A abolição da escravatura não foi acompanhada, no
Brasil, de nenhuma iniciativa do Estado de reparação do dano cometido à população
negra. Entender essa afirmativa analisando-a historicamente é ponto de partida
para a reflexão a respeito das políticas de cotas sociais e raciais no Brasil.
O Censo Demográfico realizado em 2010 mostrou que, pela primeira vez na história, o Brasil deixou de ser um país majoritariamente branco. Os negros e pardos, de acordo com a terminologia do IBGE, representam, hoje, mais de cinquenta por cento da população brasileira. No entanto, por conta de um passado de servilismo e submissão, de total exploração, essa representação não se espelha de forma igualitária na sociedade. Pesquisas apontam que, por mais que a porcentagem de negros no país ultrapasse a de brancos, apenas 25% dos estudantes do ensino superior são pretos ou pardos. Há quem tente buscar exemplos de negros que fazem sucesso profissional - existem, mas são poucos - como a constatação de que o racismo brasileiro é uma mentira. Não é.

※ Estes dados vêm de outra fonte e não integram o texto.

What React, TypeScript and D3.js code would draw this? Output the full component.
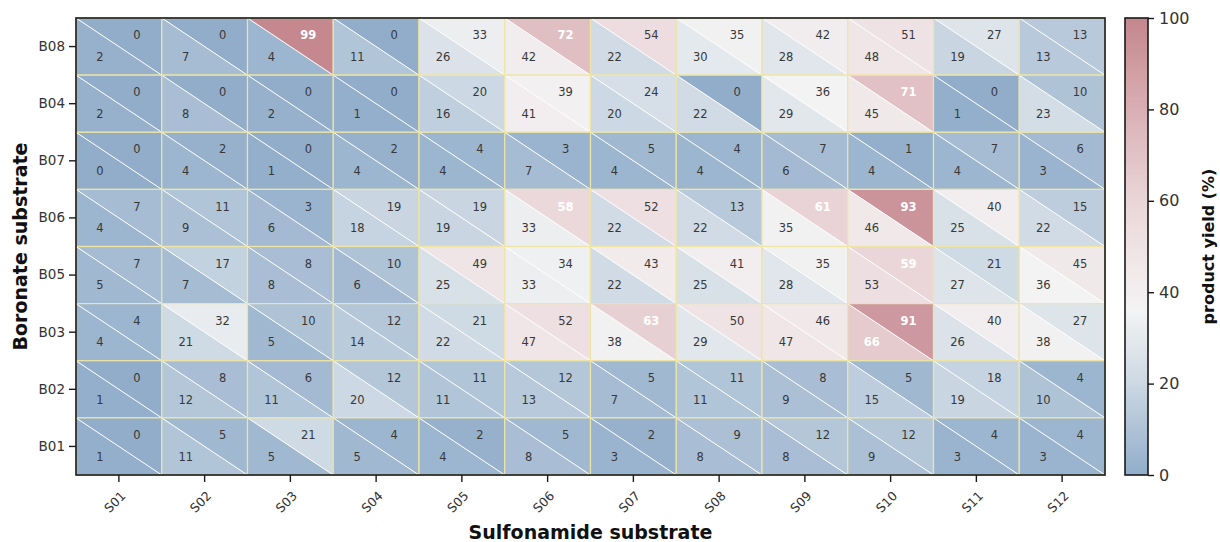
import React, { useEffect, useRef } from "react";
import * as d3 from "d3";

const sulfonamides = ["S01", "S02", "S03", "S04", "S05", "S06", "S07", "S08", "S09", "S10", "S11", "S12"];
const boronates = ["B08", "B04", "B07", "B06", "B05", "B03", "B02", "B01"];

// upper-right triangle values, one row per boronate (top to bottom)
const upperYields = [
  [0, 0, 99, 0, 33, 72, 54, 35, 42, 51, 27, 13],
  [0, 0, 0, 0, 20, 39, 24, 0, 36, 71, 0, 10],
  [0, 2, 0, 2, 4, 3, 5, 4, 7, 1, 7, 6],
  [7, 11, 3, 19, 19, 58, 52, 13, 61, 93, 40, 15],
  [7, 17, 8, 10, 49, 34, 43, 41, 35, 59, 21, 45],
  [4, 32, 10, 12, 21, 52, 63, 50, 46, 91, 40, 27],
  [0, 8, 6, 12, 11, 12, 5, 11, 8, 5, 18, 4],
  [0, 5, 21, 4, 2, 5, 2, 9, 12, 12, 4, 4],
];

// lower-left triangle values
const lowerYields = [
  [2, 7, 4, 11, 26, 42, 22, 30, 28, 48, 19, 13],
  [2, 8, 2, 1, 16, 41, 20, 22, 29, 45, 1, 23],
  [0, 4, 1, 4, 4, 7, 4, 4, 6, 4, 4, 3],
  [4, 9, 6, 18, 19, 33, 22, 22, 35, 46, 25, 22],
  [5, 7, 8, 6, 25, 33, 22, 25, 28, 53, 27, 36],
  [4, 21, 5, 14, 22, 47, 38, 29, 47, 66, 26, 38],
  [1, 12, 11, 20, 11, 13, 7, 11, 9, 15, 19, 10],
  [1, 11, 5, 5, 4, 8, 3, 8, 8, 9, 3, 3],
];

const colorbarTicks = [0, 20, 40, 60, 80, 100];

const FONT = "DejaVu Sans, sans-serif";

export default function App() {
  const svgRef = useRef<SVGSVGElement>(null);

  useEffect(() => {
    const width = 1220;
    const height = 542;
    const margin = { top: 18, right: 115, bottom: 67, left: 76 };
    const plotW = width - margin.left - margin.right;
    const plotH = height - margin.top - margin.bottom;

    const svg = d3.select(svgRef.current).attr("width", width).attr("height", height);
    svg.selectAll("*").remove();

    const color = d3
      .scaleLinear<string>()
      .domain([0, 20, 36, 50, 62, 80, 100])
      .range(["#91adca", "#ccd8e3", "#f3f3f3", "#efe3e5", "#e8d2d5", "#d9afb4", "#c4868d"])
      .interpolate(d3.interpolateRgb)
      .clamp(true);

    const x = d3.scaleBand().domain(sulfonamides).range([0, plotW]);
    const y = d3.scaleBand().domain(boronates).range([0, plotH]);
    const bw = x.bandwidth();
    const bh = y.bandwidth();

    const g = svg.append("g").attr("transform", `translate(${margin.left},${margin.top})`);

    const cells = boronates.flatMap((b, i) =>
      sulfonamides.map((s, j) => ({ b, s, up: upperYields[i][j], lo: lowerYields[i][j] }))
    );

    const cell = g
      .selectAll("g.cell")
      .data(cells)
      .enter()
      .append("g")
      .attr("class", "cell")
      .attr("transform", (d) => `translate(${x(d.s)},${y(d.b)})`);

    // upper-right triangle
    cell
      .append("path")
      .attr("d", `M0,0L${bw},0L${bw},${bh}Z`)
      .attr("fill", (d) => color(d.up));

    // lower-left triangle
    cell
      .append("path")
      .attr("d", `M0,0L${bw},${bh}L0,${bh}Z`)
      .attr("fill", (d) => color(d.lo));

    cell
      .append("line")
      .attr("x1", 0)
      .attr("y1", 0)
      .attr("x2", bw)
      .attr("y2", bh)
      .attr("stroke", "#ffffff")
      .attr("stroke-width", 1);

    cell
      .append("rect")
      .attr("width", bw)
      .attr("height", bh)
      .attr("fill", "none")
      .attr("stroke", "#eee5a4")
      .attr("stroke-width", 1.2);

    const label = (sel, key: "up" | "lo", fx: number, fy: number) =>
      sel
        .append("text")
        .attr("x", bw * fx)
        .attr("y", bh * fy)
        .attr("dy", "0.35em")
        .attr("text-anchor", "middle")
        .attr("font-family", FONT)
        .attr("font-size", 11.5)
        .attr("font-weight", (d) => (d[key] > 55 ? "bold" : "normal"))
        .attr("fill", (d) => (d[key] > 55 ? "#ffffff" : "#383838"))
        .text((d) => d[key]);

    label(cell, "up", 0.71, 0.3);
    label(cell, "lo", 0.28, 0.68);

    // frame
    g.append("rect")
      .attr("width", plotW)
      .attr("height", plotH)
      .attr("fill", "none")
      .attr("stroke", "#1a1a1a")
      .attr("stroke-width", 1.6);

    // x axis
    const xAxis = g
      .append("g")
      .attr("transform", `translate(0,${plotH})`)
      .call(d3.axisBottom(x).tickSize(7).tickSizeOuter(0));
    xAxis.select(".domain").remove();
    xAxis.selectAll("line").attr("stroke", "#1a1a1a").attr("stroke-width", 1.4);
    xAxis
      .selectAll("text")
      .attr("font-family", FONT)
      .attr("font-size", 12.5)
      .attr("fill", "#333")
      .attr("text-anchor", "middle")
      .attr("y", 0)
      .attr("dy", "0.35em")
      .attr("transform", "translate(-4,27) rotate(-45)");

    // y axis
    const yAxis = g.append("g").call(d3.axisLeft(y).tickSize(7).tickSizeOuter(0));
    yAxis.select(".domain").remove();
    yAxis.selectAll("line").attr("stroke", "#1a1a1a").attr("stroke-width", 1.4);
    yAxis
      .selectAll("text")
      .attr("font-family", FONT)
      .attr("font-size", 13.5)
      .attr("fill", "#333")
      .attr("x", -11);

    // axis titles
    svg
      .append("text")
      .attr("x", margin.left + plotW / 2)
      .attr("y", 539)
      .attr("text-anchor", "middle")
      .attr("font-family", FONT)
      .attr("font-weight", "bold")
      .attr("font-size", 19)
      .attr("fill", "#111")
      .text("Sulfonamide substrate");

    svg
      .append("text")
      .attr("transform", `translate(27,${margin.top + plotH / 2}) rotate(-90)`)
      .attr("text-anchor", "middle")
      .attr("font-family", FONT)
      .attr("font-weight", "bold")
      .attr("font-size", 19)
      .attr("fill", "#111")
      .text("Boronate substrate");

    // colorbar
    const cbX = 1125;
    const cbW = 23;
    const cbScale = d3.scaleLinear().domain([0, 100]).range([margin.top + plotH, margin.top]);

    const defs = svg.append("defs");
    const grad = defs
      .append("linearGradient")
      .attr("id", "cbgrad")
      .attr("x1", 0)
      .attr("y1", 1)
      .attr("x2", 0)
      .attr("y2", 0);
    d3.range(0, 101, 4).forEach((v) => {
      grad.append("stop").attr("offset", `${v}%`).attr("stop-color", color(v));
    });

    svg
      .append("rect")
      .attr("x", cbX)
      .attr("y", margin.top)
      .attr("width", cbW)
      .attr("height", plotH)
      .attr("fill", "url(#cbgrad)")
      .attr("stroke", "#1a1a1a")
      .attr("stroke-width", 1.6);

    const cbAxis = svg
      .append("g")
      .attr("transform", `translate(${cbX + cbW},0)`)
      .call(d3.axisRight(cbScale).tickValues(colorbarTicks).tickSize(6).tickSizeOuter(0));
    cbAxis.select(".domain").remove();
    cbAxis.selectAll("line").attr("stroke", "#1a1a1a").attr("stroke-width", 1.4);
    cbAxis
      .selectAll("text")
      .attr("font-family", FONT)
      .attr("font-size", 16)
      .attr("fill", "#333")
      .attr("x", 11);

    svg
      .append("text")
      .attr("transform", `translate(1208,${margin.top + plotH / 2}) rotate(-90)`)
      .attr("text-anchor", "middle")
      .attr("dy", "0.35em")
      .attr("font-family", FONT)
      .attr("font-weight", "bold")
      .attr("font-size", 16)
      .attr("fill", "#111")
      .text("product yield (%)");
  }, []);

  return (
    <svg
      ref={svgRef}
      style={{ position: "absolute", left: 0, top: 0, background: "#ffffff" }}
    />
  );
}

As oportunidades nos bancos escolares do nível
superior para brancos e negros é assustadoramente desigual. É fundamental, portanto, a
adoção de uma política de cotas nas universidades brasileiras. Assim, corrigir
um passado injusto, desigual e escravocrata deve ser função do Estado, que não
pode cruzar os braços diante de uma situação de tamanha
negligência. Defender a meritocracia, alegando que as cotas as
destroem, não pode ser aceito em um sistema que não fornece igualdade de
oportunidades e acesso.
O que está em jogo não é uma simples segregação por
conta de algum DNA mitocondrial ou pela concentração de melanina na pele. A
discriminação se dá por um contexto de significados e efeitos históricos, que
aparecem a partir da percepção de fenótipos como a cor de pele e à situação do
sujeito – sendo a interpretação desses algo meramente subjetivo. Portanto,
minimizar os efeitos das desigualdades sociais no ensino superior, e, dessa
forma, aumentar a participação de negros nas universidades públicas ajuda na
identificação da população negra para além de estereótipos de faxineiras e
traficantes, vá lá, jogadores de futebol e sambistas.
Não vale o torto raciocínio segundo o qual o
sistema de cotas, por favorecer um grupo determinado, é “um racismo
combatendo um racismo”. Trata-se de algo reducionista que desconsidera um
cenário estrutural de preconceito. A inclusão de cotas diminui o abismo
histórico entre etnias existentes na sociedade brasileira. Não segrega. Pelo
contrário, intensifica a participação dos negros e aumenta a oportunidade de
alcance a um emprego, ainda que o mercado de trabalho continue sendo um
ambiente preconceituoso.
Em suma, a questão gira em torno de um ponto
fundamental: trata-se de uma medida paliativa, mas que não impede que se
combata o mal pela raiz. Deve-se investir em educação e devem-se aumentar as
oportunidades. Mas as cotas continuarão exercendo um papel fundamental na sociedade
enquanto ainda houver racismo e injustiça social. Cotas é sinônimo de justiça social.